--- start of Data records ---

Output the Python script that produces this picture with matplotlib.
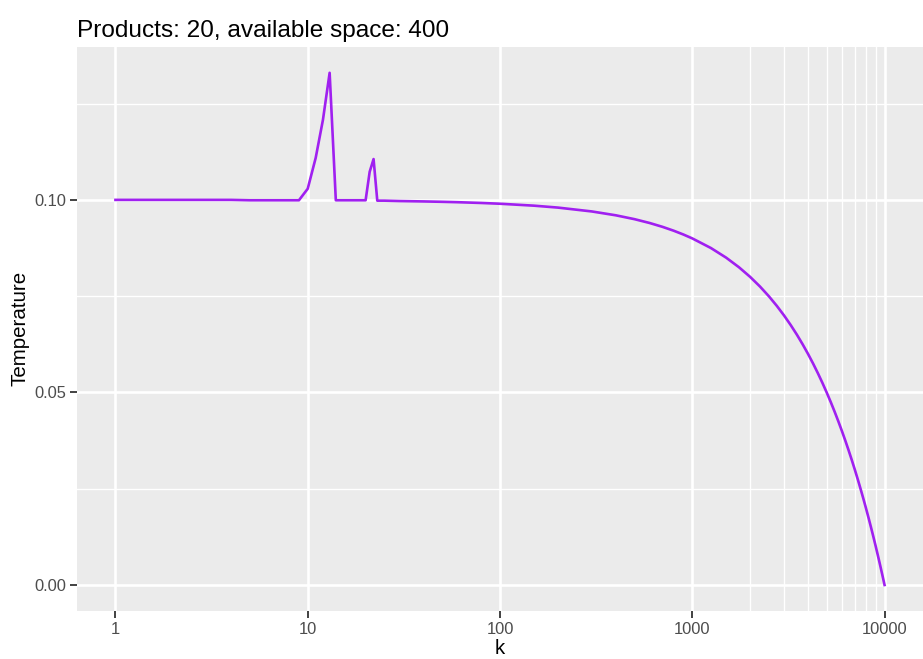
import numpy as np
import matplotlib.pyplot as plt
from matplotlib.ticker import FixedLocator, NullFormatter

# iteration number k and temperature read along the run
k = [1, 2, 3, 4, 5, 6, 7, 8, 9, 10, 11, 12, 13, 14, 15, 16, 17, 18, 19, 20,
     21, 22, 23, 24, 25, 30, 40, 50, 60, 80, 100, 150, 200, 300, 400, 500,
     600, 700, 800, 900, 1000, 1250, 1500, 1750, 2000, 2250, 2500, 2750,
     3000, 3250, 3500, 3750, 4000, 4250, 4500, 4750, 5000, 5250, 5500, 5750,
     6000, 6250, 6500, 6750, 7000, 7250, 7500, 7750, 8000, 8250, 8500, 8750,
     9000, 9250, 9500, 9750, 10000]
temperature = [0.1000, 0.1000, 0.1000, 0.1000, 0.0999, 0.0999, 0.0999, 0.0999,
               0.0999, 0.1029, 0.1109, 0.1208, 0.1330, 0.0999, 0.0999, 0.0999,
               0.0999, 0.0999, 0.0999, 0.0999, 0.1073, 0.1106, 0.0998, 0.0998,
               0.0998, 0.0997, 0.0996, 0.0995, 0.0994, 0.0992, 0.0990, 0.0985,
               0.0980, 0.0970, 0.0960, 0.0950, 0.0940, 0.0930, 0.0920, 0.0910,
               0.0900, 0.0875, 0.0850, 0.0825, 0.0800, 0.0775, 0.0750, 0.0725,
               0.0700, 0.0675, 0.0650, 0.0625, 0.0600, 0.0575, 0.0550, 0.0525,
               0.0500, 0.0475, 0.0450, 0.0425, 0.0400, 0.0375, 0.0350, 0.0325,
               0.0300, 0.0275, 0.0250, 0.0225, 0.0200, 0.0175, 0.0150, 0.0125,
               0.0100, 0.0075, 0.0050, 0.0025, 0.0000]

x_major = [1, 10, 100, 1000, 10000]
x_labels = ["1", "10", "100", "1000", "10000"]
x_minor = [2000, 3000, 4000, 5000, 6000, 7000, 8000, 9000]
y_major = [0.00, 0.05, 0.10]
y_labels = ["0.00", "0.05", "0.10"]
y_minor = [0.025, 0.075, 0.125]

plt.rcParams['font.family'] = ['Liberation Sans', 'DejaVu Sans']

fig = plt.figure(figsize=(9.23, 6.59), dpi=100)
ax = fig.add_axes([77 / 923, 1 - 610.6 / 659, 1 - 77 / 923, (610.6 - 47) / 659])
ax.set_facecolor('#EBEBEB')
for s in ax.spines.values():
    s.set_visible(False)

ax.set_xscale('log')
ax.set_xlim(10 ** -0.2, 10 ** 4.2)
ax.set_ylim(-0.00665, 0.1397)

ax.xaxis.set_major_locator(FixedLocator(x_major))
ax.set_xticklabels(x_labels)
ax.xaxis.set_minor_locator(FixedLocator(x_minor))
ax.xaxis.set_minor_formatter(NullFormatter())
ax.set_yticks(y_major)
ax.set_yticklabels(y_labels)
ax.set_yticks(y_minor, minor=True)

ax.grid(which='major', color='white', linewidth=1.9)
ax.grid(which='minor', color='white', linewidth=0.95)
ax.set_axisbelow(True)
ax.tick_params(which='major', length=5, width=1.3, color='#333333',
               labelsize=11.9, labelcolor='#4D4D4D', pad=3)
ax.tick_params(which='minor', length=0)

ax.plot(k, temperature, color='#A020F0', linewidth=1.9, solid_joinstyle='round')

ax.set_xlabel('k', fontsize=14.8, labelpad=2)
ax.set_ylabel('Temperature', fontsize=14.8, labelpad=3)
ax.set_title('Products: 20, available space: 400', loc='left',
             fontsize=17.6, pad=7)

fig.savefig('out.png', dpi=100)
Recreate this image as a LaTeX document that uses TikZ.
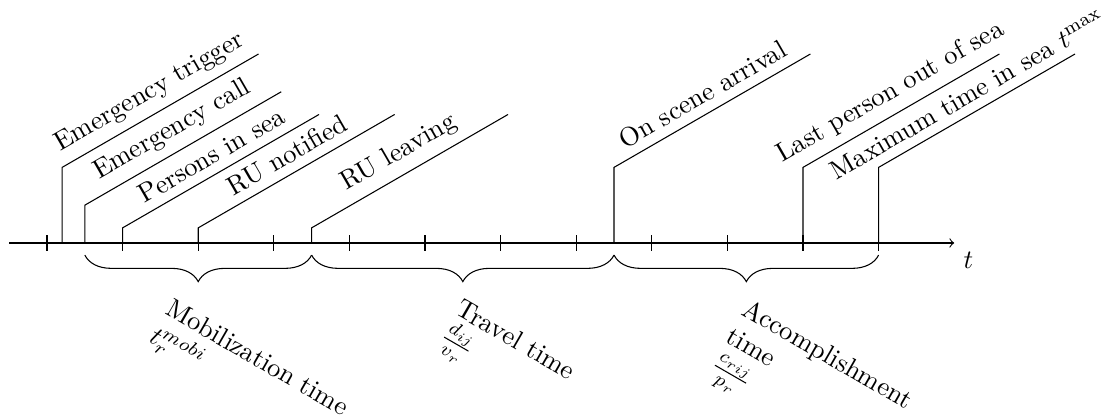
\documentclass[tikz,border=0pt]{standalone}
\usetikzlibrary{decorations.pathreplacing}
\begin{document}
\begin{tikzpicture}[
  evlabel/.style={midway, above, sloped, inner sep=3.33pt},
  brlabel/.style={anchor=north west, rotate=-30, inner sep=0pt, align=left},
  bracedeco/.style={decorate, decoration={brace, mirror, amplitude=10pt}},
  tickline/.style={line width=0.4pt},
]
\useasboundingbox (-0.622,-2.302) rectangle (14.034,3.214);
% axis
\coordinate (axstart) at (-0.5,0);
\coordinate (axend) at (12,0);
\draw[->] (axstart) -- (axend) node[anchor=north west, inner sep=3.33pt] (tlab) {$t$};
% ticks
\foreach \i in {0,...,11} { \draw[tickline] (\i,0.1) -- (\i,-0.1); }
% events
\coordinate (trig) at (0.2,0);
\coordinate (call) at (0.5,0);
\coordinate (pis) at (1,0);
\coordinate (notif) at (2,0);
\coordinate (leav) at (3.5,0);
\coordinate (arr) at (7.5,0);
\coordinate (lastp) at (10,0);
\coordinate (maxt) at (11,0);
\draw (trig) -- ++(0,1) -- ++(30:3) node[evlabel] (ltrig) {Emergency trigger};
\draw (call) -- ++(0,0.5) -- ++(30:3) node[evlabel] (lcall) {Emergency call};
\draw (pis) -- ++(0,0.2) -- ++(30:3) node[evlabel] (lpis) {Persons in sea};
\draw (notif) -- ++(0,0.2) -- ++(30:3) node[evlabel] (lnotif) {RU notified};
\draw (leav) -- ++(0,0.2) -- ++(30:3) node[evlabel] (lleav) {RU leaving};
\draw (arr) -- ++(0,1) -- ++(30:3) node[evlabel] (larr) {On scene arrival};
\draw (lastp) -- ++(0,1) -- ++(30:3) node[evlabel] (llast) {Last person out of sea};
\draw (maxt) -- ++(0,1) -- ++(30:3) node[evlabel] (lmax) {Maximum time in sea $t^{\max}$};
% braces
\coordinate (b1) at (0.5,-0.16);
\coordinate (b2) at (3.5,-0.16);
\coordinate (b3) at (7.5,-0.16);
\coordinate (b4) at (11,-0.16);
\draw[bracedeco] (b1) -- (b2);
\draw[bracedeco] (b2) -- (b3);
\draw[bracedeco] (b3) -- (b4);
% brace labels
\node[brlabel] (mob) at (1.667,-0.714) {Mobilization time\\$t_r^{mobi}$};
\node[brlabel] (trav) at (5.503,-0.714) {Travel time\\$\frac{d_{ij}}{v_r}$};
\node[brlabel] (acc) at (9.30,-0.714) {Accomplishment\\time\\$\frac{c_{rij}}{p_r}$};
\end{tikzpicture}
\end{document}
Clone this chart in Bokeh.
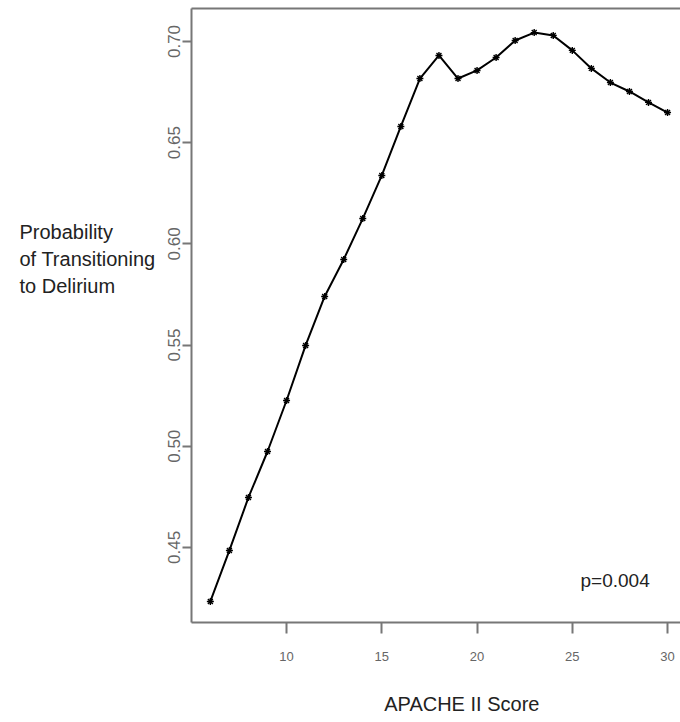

--- end of Data records ---

Pictures excluded, quote all the data above exactly.

Output the Python script that produces this picture with matplotlib.
import numpy as np
import matplotlib.pyplot as plt
from matplotlib.ticker import FixedLocator, NullFormatter

# iteration number k and temperature read along the run
k = [1, 2, 3, 4, 5, 6, 7, 8, 9, 10, 11, 12, 13, 14, 15, 16, 17, 18, 19, 20,
     21, 22, 23, 24, 25, 30, 40, 50, 60, 80, 100, 150, 200, 300, 400, 500,
     600, 700, 800, 900, 1000, 1250, 1500, 1750, 2000, 2250, 2500, 2750,
     3000, 3250, 3500, 3750, 4000, 4250, 4500, 4750, 5000, 5250, 5500, 5750,
     6000, 6250, 6500, 6750, 7000, 7250, 7500, 7750, 8000, 8250, 8500, 8750,
     9000, 9250, 9500, 9750, 10000]
temperature = [0.1000, 0.1000, 0.1000, 0.1000, 0.0999, 0.0999, 0.0999, 0.0999,
               0.0999, 0.1029, 0.1109, 0.1208, 0.1330, 0.0999, 0.0999, 0.0999,
               0.0999, 0.0999, 0.0999, 0.0999, 0.1073, 0.1106, 0.0998, 0.0998,
               0.0998, 0.0997, 0.0996, 0.0995, 0.0994, 0.0992, 0.0990, 0.0985,
               0.0980, 0.0970, 0.0960, 0.0950, 0.0940, 0.0930, 0.0920, 0.0910,
               0.0900, 0.0875, 0.0850, 0.0825, 0.0800, 0.0775, 0.0750, 0.0725,
               0.0700, 0.0675, 0.0650, 0.0625, 0.0600, 0.0575, 0.0550, 0.0525,
               0.0500, 0.0475, 0.0450, 0.0425, 0.0400, 0.0375, 0.0350, 0.0325,
               0.0300, 0.0275, 0.0250, 0.0225, 0.0200, 0.0175, 0.0150, 0.0125,
               0.0100, 0.0075, 0.0050, 0.0025, 0.0000]

x_major = [1, 10, 100, 1000, 10000]
x_labels = ["1", "10", "100", "1000", "10000"]
x_minor = [2000, 3000, 4000, 5000, 6000, 7000, 8000, 9000]
y_major = [0.00, 0.05, 0.10]
y_labels = ["0.00", "0.05", "0.10"]
y_minor = [0.025, 0.075, 0.125]

plt.rcParams['font.family'] = ['Liberation Sans', 'DejaVu Sans']

fig = plt.figure(figsize=(9.23, 6.59), dpi=100)
ax = fig.add_axes([77 / 923, 1 - 610.6 / 659, 1 - 77 / 923, (610.6 - 47) / 659])
ax.set_facecolor('#EBEBEB')
for s in ax.spines.values():
    s.set_visible(False)

ax.set_xscale('log')
ax.set_xlim(10 ** -0.2, 10 ** 4.2)
ax.set_ylim(-0.00665, 0.1397)

ax.xaxis.set_major_locator(FixedLocator(x_major))
ax.set_xticklabels(x_labels)
ax.xaxis.set_minor_locator(FixedLocator(x_minor))
ax.xaxis.set_minor_formatter(NullFormatter())
ax.set_yticks(y_major)
ax.set_yticklabels(y_labels)
ax.set_yticks(y_minor, minor=True)

ax.grid(which='major', color='white', linewidth=1.9)
ax.grid(which='minor', color='white', linewidth=0.95)
ax.set_axisbelow(True)
ax.tick_params(which='major', length=5, width=1.3, color='#333333',
               labelsize=11.9, labelcolor='#4D4D4D', pad=3)
ax.tick_params(which='minor', length=0)

ax.plot(k, temperature, color='#A020F0', linewidth=1.9, solid_joinstyle='round')

ax.set_xlabel('k', fontsize=14.8, labelpad=2)
ax.set_ylabel('Temperature', fontsize=14.8, labelpad=3)
ax.set_title('Products: 20, available space: 400', loc='left',
             fontsize=17.6, pad=7)

fig.savefig('out.png', dpi=100)
Recreate this image as a LaTeX document that uses TikZ.
\documentclass[tikz,border=0pt]{standalone}
\usetikzlibrary{decorations.pathreplacing}
\begin{document}
\begin{tikzpicture}[
  evlabel/.style={midway, above, sloped, inner sep=3.33pt},
  brlabel/.style={anchor=north west, rotate=-30, inner sep=0pt, align=left},
  bracedeco/.style={decorate, decoration={brace, mirror, amplitude=10pt}},
  tickline/.style={line width=0.4pt},
]
\useasboundingbox (-0.622,-2.302) rectangle (14.034,3.214);
% axis
\coordinate (axstart) at (-0.5,0);
\coordinate (axend) at (12,0);
\draw[->] (axstart) -- (axend) node[anchor=north west, inner sep=3.33pt] (tlab) {$t$};
% ticks
\foreach \i in {0,...,11} { \draw[tickline] (\i,0.1) -- (\i,-0.1); }
% events
\coordinate (trig) at (0.2,0);
\coordinate (call) at (0.5,0);
\coordinate (pis) at (1,0);
\coordinate (notif) at (2,0);
\coordinate (leav) at (3.5,0);
\coordinate (arr) at (7.5,0);
\coordinate (lastp) at (10,0);
\coordinate (maxt) at (11,0);
\draw (trig) -- ++(0,1) -- ++(30:3) node[evlabel] (ltrig) {Emergency trigger};
\draw (call) -- ++(0,0.5) -- ++(30:3) node[evlabel] (lcall) {Emergency call};
\draw (pis) -- ++(0,0.2) -- ++(30:3) node[evlabel] (lpis) {Persons in sea};
\draw (notif) -- ++(0,0.2) -- ++(30:3) node[evlabel] (lnotif) {RU notified};
\draw (leav) -- ++(0,0.2) -- ++(30:3) node[evlabel] (lleav) {RU leaving};
\draw (arr) -- ++(0,1) -- ++(30:3) node[evlabel] (larr) {On scene arrival};
\draw (lastp) -- ++(0,1) -- ++(30:3) node[evlabel] (llast) {Last person out of sea};
\draw (maxt) -- ++(0,1) -- ++(30:3) node[evlabel] (lmax) {Maximum time in sea $t^{\max}$};
% braces
\coordinate (b1) at (0.5,-0.16);
\coordinate (b2) at (3.5,-0.16);
\coordinate (b3) at (7.5,-0.16);
\coordinate (b4) at (11,-0.16);
\draw[bracedeco] (b1) -- (b2);
\draw[bracedeco] (b2) -- (b3);
\draw[bracedeco] (b3) -- (b4);
% brace labels
\node[brlabel] (mob) at (1.667,-0.714) {Mobilization time\\$t_r^{mobi}$};
\node[brlabel] (trav) at (5.503,-0.714) {Travel time\\$\frac{d_{ij}}{v_r}$};
\node[brlabel] (acc) at (9.30,-0.714) {Accomplishment\\time\\$\frac{c_{rij}}{p_r}$};
\end{tikzpicture}
\end{document}
Clone this chart in Bokeh.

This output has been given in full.